- Objective: Give back only the lines from the one that contains "Rebuild this chart" through the one that contains "ax = fig.add_axes([left, bottom, right-left, top-bottom])", word for word and without images.
** start of Materials provided **
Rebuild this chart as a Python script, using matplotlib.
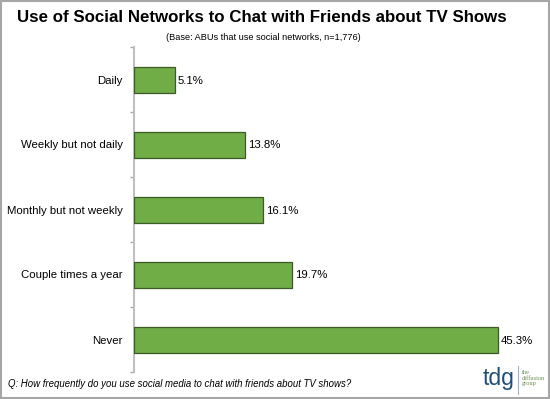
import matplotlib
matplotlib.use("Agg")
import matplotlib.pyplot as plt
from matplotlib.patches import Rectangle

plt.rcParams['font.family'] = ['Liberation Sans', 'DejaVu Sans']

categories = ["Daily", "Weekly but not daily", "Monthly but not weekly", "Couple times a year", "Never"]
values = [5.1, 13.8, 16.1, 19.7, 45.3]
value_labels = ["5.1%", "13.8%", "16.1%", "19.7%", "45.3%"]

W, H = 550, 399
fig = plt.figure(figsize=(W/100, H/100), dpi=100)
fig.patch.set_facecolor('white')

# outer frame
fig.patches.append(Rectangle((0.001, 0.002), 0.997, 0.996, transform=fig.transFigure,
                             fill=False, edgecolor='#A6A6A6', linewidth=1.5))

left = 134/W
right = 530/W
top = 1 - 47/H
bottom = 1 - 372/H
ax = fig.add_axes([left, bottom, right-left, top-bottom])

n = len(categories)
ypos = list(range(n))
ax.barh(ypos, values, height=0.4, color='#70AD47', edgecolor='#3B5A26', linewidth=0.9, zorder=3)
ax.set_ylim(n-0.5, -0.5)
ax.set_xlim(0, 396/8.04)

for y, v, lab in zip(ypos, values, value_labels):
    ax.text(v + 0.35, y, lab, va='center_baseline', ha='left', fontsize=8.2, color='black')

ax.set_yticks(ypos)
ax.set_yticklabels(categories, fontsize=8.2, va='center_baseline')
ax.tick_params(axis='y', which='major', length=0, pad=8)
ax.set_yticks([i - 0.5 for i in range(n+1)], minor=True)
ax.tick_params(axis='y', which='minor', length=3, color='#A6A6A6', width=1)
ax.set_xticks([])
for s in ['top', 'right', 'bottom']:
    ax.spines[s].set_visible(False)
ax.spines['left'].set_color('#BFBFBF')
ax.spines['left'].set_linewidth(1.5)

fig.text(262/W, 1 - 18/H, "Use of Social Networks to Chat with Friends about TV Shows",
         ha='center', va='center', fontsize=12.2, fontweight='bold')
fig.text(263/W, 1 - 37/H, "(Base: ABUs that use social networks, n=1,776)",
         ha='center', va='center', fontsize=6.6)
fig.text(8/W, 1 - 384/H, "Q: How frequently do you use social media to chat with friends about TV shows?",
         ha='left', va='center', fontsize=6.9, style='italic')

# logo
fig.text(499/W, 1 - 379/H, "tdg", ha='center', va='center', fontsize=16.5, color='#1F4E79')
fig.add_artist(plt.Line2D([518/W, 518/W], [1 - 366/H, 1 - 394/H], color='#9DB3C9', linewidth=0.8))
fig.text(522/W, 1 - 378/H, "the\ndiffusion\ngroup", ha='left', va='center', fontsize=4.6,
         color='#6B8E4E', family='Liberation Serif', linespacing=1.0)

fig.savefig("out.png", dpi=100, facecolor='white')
** end of Materials provided **
** start of Materials provided **
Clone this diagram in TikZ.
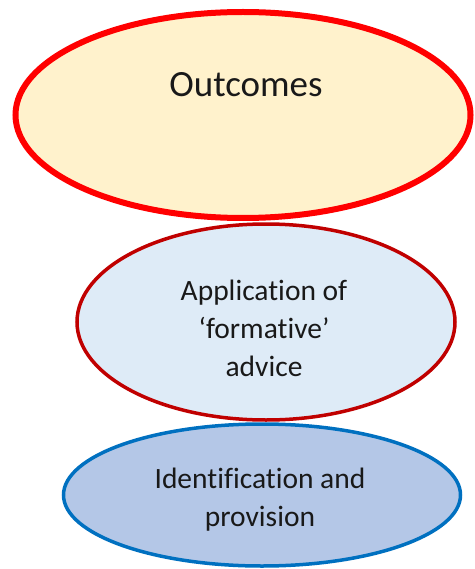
** end of Materials provided **
** start of Materials provided **
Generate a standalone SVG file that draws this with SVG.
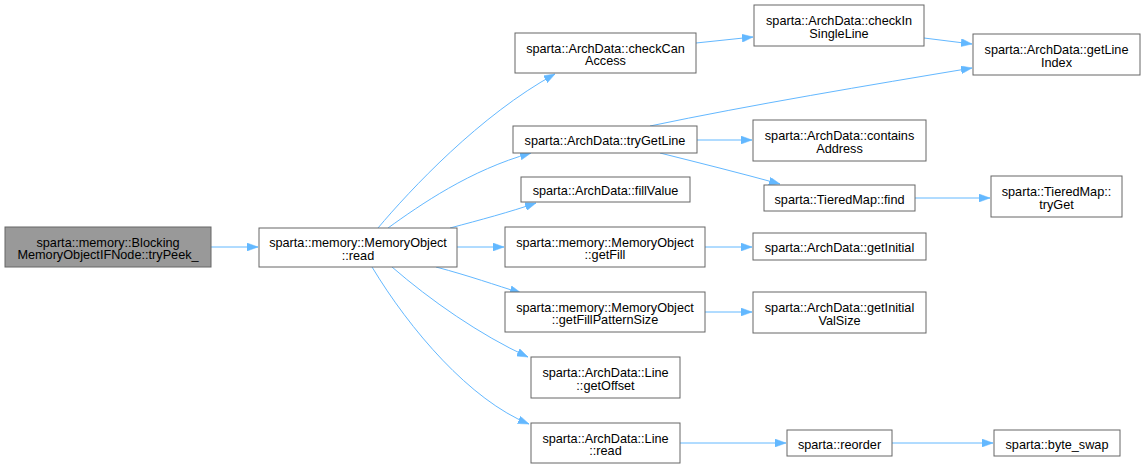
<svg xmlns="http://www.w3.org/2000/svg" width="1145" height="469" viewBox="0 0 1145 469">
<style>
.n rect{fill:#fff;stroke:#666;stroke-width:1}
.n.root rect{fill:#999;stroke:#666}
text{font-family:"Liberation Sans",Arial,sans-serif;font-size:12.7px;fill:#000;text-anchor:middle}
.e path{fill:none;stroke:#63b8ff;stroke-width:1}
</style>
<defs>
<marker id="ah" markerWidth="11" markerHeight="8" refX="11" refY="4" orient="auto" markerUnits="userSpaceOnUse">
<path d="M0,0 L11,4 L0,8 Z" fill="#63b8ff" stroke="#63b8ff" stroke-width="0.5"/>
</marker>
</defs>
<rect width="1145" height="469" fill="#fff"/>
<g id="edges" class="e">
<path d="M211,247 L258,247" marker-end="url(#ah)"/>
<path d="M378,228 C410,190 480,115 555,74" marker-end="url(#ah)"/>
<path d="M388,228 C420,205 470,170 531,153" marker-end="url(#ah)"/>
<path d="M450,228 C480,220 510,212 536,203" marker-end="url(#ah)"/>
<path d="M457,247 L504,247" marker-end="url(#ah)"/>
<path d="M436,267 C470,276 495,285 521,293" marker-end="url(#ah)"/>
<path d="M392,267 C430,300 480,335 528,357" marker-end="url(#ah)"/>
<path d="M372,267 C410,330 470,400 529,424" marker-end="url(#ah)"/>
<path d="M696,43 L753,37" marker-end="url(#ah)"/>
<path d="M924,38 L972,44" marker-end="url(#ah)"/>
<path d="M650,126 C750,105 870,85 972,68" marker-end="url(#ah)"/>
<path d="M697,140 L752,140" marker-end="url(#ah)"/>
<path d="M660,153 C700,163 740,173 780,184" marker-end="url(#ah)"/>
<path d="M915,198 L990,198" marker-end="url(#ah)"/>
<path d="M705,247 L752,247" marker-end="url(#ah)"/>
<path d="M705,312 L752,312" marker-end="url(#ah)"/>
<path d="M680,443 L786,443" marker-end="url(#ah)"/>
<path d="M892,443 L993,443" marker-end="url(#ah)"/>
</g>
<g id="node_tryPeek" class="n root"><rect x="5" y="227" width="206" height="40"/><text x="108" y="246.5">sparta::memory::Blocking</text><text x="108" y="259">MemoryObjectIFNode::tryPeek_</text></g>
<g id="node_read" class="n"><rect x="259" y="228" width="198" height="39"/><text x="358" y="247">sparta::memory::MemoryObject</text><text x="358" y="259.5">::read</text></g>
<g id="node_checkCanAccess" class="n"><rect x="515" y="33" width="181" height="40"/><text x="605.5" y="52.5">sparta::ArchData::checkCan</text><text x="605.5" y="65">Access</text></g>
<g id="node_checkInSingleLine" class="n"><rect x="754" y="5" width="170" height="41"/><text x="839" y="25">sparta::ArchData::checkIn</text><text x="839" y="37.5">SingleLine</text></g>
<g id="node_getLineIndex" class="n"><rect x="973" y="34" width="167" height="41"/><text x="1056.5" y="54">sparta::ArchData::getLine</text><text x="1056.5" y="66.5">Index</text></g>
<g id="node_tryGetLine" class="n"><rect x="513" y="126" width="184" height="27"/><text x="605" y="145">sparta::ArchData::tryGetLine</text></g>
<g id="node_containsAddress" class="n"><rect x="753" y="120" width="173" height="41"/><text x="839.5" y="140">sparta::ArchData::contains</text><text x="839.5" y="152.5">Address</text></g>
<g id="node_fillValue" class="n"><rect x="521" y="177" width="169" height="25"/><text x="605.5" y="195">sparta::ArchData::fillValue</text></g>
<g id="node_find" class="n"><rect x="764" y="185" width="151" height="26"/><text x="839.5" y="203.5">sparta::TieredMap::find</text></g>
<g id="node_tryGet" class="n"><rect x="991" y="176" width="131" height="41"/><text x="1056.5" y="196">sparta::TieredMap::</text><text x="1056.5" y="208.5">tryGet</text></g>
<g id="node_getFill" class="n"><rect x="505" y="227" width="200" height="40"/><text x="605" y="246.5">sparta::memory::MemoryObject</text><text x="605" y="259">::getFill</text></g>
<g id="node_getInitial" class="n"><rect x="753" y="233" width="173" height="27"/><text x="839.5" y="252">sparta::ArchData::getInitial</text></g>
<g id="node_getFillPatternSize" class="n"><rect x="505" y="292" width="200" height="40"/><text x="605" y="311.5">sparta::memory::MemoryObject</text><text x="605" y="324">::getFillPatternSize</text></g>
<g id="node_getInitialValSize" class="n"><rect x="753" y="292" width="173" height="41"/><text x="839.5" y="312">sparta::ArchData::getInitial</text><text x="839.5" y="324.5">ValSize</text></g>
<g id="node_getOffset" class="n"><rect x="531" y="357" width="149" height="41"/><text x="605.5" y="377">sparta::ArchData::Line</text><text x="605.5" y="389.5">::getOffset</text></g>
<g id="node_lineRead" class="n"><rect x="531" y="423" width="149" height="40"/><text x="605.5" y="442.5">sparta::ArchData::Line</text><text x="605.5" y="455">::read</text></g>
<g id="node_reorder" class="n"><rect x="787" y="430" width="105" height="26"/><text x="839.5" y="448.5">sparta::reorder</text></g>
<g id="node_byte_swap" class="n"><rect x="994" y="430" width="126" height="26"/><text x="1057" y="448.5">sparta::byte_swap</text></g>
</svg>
** end of Materials provided **
- Reply:
Rebuild this chart as a Python script, using matplotlib.
import matplotlib
matplotlib.use("Agg")
import matplotlib.pyplot as plt
from matplotlib.patches import Rectangle

plt.rcParams['font.family'] = ['Liberation Sans', 'DejaVu Sans']

categories = ["Daily", "Weekly but not daily", "Monthly but not weekly", "Couple times a year", "Never"]
values = [5.1, 13.8, 16.1, 19.7, 45.3]
value_labels = ["5.1%", "13.8%", "16.1%", "19.7%", "45.3%"]

W, H = 550, 399
fig = plt.figure(figsize=(W/100, H/100), dpi=100)
fig.patch.set_facecolor('white')

# outer frame
fig.patches.append(Rectangle((0.001, 0.002), 0.997, 0.996, transform=fig.transFigure,
                             fill=False, edgecolor='#A6A6A6', linewidth=1.5))

left = 134/W
right = 530/W
top = 1 - 47/H
bottom = 1 - 372/H
ax = fig.add_axes([left, bottom, right-left, top-bottom])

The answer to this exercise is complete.